This project is the ‘flagship’ first phase of the redevelopment of the College’s key social spaces – the overall masterplan for this includes upgrading all of the catering and dining facilities and provision of full accessibility to the Dining Hall.
The scope of the refurbishment of the grade 1 listed Dining Hall included all necessary repairs and refinishing to the roof and floor structures and a bold new decorative plan for the Hall joinery frieze. New lighting and underfloor heating installations were sympathetically integrated into the heritage fabric. The Project team collaborated with specialist craftsmen using samples and mock-ups to develop details for new joinery, metalwork and decorated frieze painting.
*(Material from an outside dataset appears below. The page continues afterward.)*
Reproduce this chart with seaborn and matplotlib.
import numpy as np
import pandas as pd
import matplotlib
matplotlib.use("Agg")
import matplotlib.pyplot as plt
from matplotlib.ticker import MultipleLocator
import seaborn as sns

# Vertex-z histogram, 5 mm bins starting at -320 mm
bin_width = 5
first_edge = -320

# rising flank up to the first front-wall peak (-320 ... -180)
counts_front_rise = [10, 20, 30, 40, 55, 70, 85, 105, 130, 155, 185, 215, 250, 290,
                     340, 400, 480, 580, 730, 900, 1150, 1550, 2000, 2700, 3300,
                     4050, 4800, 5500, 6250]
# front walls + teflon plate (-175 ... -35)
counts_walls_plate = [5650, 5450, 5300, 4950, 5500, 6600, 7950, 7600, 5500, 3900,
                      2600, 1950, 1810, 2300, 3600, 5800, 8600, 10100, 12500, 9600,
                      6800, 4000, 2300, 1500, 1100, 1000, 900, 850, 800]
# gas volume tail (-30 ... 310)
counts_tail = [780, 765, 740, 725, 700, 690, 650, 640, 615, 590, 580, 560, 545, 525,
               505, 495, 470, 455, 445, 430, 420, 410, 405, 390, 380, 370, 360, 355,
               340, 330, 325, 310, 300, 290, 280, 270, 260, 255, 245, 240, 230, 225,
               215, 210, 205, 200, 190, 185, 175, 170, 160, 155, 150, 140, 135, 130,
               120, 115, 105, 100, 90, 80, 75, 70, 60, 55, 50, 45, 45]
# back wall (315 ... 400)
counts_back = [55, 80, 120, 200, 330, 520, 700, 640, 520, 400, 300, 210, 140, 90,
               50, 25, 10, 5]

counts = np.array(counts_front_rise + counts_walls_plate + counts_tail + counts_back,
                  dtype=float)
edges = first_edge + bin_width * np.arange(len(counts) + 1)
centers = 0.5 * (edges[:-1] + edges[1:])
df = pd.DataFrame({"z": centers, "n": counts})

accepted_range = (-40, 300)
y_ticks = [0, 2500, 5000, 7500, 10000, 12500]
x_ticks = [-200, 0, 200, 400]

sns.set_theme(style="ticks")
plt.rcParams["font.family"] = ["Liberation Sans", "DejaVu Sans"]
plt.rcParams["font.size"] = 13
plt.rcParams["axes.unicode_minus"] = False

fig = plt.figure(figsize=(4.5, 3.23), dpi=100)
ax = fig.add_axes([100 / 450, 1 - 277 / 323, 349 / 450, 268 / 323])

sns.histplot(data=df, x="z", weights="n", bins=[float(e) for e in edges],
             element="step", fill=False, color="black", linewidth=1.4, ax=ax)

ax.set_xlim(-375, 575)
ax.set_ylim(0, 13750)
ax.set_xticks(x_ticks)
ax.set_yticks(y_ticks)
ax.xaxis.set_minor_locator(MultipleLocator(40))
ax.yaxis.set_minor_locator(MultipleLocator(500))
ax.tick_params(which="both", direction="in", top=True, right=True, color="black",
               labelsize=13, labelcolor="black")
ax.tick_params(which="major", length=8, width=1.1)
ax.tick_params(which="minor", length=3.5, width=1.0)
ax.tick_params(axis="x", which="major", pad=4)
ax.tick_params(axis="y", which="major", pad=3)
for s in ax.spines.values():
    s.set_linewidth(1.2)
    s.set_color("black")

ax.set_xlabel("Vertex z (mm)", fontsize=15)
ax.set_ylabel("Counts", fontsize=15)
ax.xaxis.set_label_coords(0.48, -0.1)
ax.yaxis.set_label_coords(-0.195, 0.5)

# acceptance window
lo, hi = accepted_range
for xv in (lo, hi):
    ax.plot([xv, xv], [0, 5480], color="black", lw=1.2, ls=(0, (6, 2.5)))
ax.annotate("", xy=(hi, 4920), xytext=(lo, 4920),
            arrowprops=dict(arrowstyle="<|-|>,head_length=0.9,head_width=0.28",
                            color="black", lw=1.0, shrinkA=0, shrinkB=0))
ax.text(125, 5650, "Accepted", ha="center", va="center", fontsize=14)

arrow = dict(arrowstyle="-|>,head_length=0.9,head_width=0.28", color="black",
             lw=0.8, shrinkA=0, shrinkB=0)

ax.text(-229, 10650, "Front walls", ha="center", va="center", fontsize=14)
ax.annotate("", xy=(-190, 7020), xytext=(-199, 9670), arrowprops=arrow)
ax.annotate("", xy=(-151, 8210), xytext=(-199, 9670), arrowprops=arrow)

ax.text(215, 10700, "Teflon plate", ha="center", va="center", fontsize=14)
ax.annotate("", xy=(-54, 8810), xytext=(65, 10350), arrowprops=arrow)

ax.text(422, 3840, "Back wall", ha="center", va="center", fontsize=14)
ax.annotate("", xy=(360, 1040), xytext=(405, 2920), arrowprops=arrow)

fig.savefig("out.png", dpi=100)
The Dining Hall structure is in Perpendicular Gothic style and dates from the 1620’s. With full scaffolding access it was possible to make a detailed survey of the impressive hammerbeam roof structure and carry out stabilising repairs. Exposure of the timber floor structure revealed a patchwork of primary beams and joists, reflecting the changing patterns of use of the over its 400-year history. Repairs were carried out to the primary beams and new oak joists were patched in. Underfloor heating was installed beneath the re-instated existing oak boards, providing more sustainable and comfortable heating while maintaining the unique character of the floor.
The richly carved joinery frieze, which is part of the joinery panelling by Ninian Comper dating from 1911, has been painted to new conservation plan, improving the legibility of its heraldic devices and enhancing its visual connection with the coloured stained-glass windows.
New joinery panelling and oak doors to the Screens Passage improve circulation routes and provide fire separation. The profile of the modern routed oak is derived from the fluted details of the Hall joinery.